Who Owns Chippendales Now?
Irene then divorced Banerjee and sold Chippendales, which would have left him with literally nothing. With the FBI arguing against bail, Steve wouldn’t have the opportunity to escape back to India, where he thought he would be able to start over under a new name; Steve felt hopeless.
Days before he was supposed to be sentenced, Steve Banerjee tied his bedsheets into a makeshift noose and killed himself in his jail cell. Authorities said that Steve Banerjee was definitely depressed, but they had no reason to believe that he would kill himself.
Steve Wouldn’t Give Up Chippendales
Steve’s confession and guilty plea meant that he would only get 26 years in prison… as long as he gave up his stake in Chippendales.

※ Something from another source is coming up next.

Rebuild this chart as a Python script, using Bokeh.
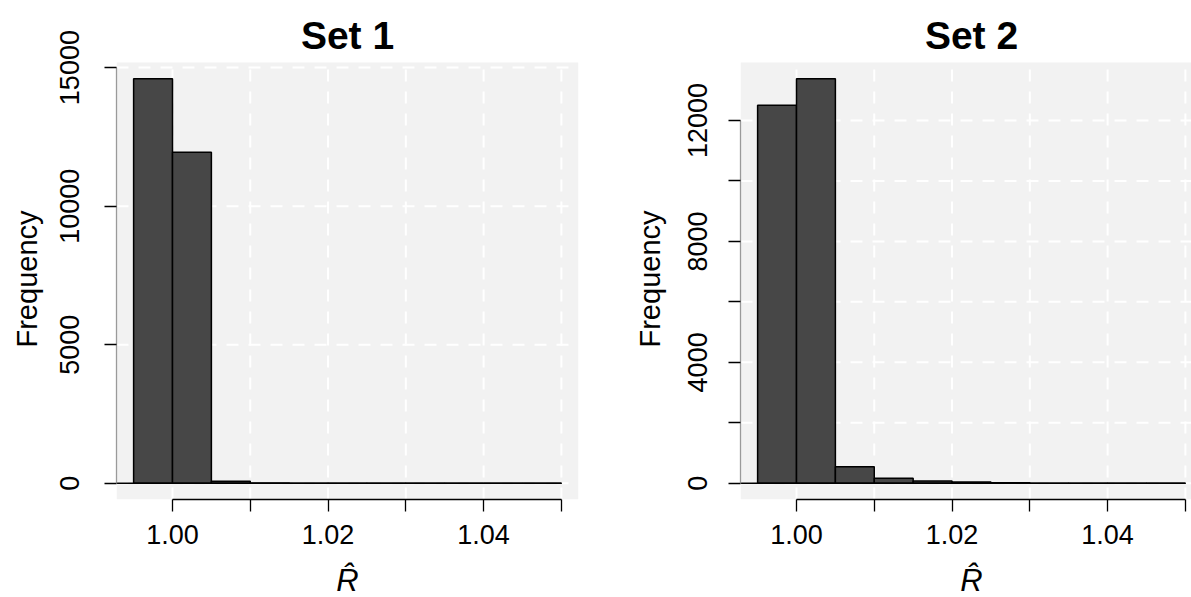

He wasn’t going to let that happen. Remember, his money and power meant everything to him, and he wasn’t going to lose the successful club that he had founded.
If he had made it to sentencing, Steve would have gotten 26 years, but instead, he killed himself in his jail cell hours before that could happen. Apparently, Steve Banerjee was so jealous and power-hungry that he would rather die before losing his stake in Chippendales.
A Cautionary Tale
Although he did leave the club to his wife, she was forced to relinquish ownership. She didn’t want anything to do with him. So, in the end, Steve Banerjee left a mark on the world, but it wasn’t a positive one. His wife didn’t even keep the stakes which is what he was hoping for.
This story should be served as a cautionary tale about what jealousy and gluttony can do to a person. It may be surprising that Steve was a family man who truly wanted to give his children a good life. But greed got the best of him.